Ci
sono sempre giorni dopo la notte. E non è un assioma temporale. Ci
sono notti in cui i sogni diventano incubi e l’alba non è solo la
luce, ma l’inizio del ritorno alla vita. Ci sono notti in cui la
voglia di andare è irrefrenabile come quella di smettere... di
andare. Ci sono notti in cui i bombardamenti disegnano scie luminose
e si resta con gli occhi aperti a chiedersi se non siano stelle
filanti. Poi ci sono le notti buie della vita, quelle che non
finiscono mai e che passi in un bar bevendo l’ultimo bicchiere di
un liquido inutile e parecchio narcotizzante.

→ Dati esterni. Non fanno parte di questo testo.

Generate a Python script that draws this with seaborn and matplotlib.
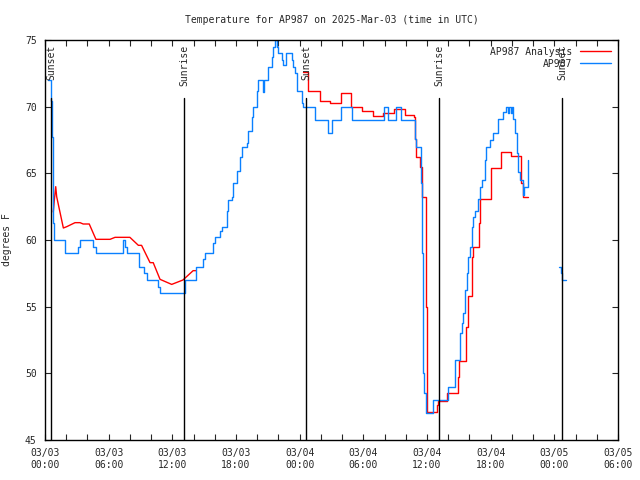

Tutti questi giorni, e
i profili d’orizzonte che li accompagnano, Vittorio Amadio li
disegna e li colora,
li slarga e li tratteggia, li compone in un
unico che forma la sottile linea grigia e nera e bianca della visione
diurna di tante paranoie notturne. Ci sono tutti gli orizzonti
possibili: marini e terrestri, montani e desertici, postbellici e
post-nucleari, idilliaci e reali, onirici e materici. Si susseguono
uno dietro l’altro, e la linea si fa importante e assume la
corposità di una dimensione esistenziale che un po’ prende il
cuore, un po’ accarezza la mente, spesso fa sognare, spesso
emozionare. Se si inseguono, uno dopo l’altro, uno dietro
all’altro, il risultato è quello di una camminata sulla spiaggia
devastata dalla burrasca, di un deserto sconquassato da bombe
intelligenti tanto quanto i pensieri di solitudine che accarezzano i
clochard dell’amore malati di rimpianto. Tutto questo si vede, e si
segue, in “I giorni dopo la notte”, un’infinita strip da
leggere come un fumetto, unica difesa possibile in un mondo di
romantici incalliti e un po’ (tanto) frustrati.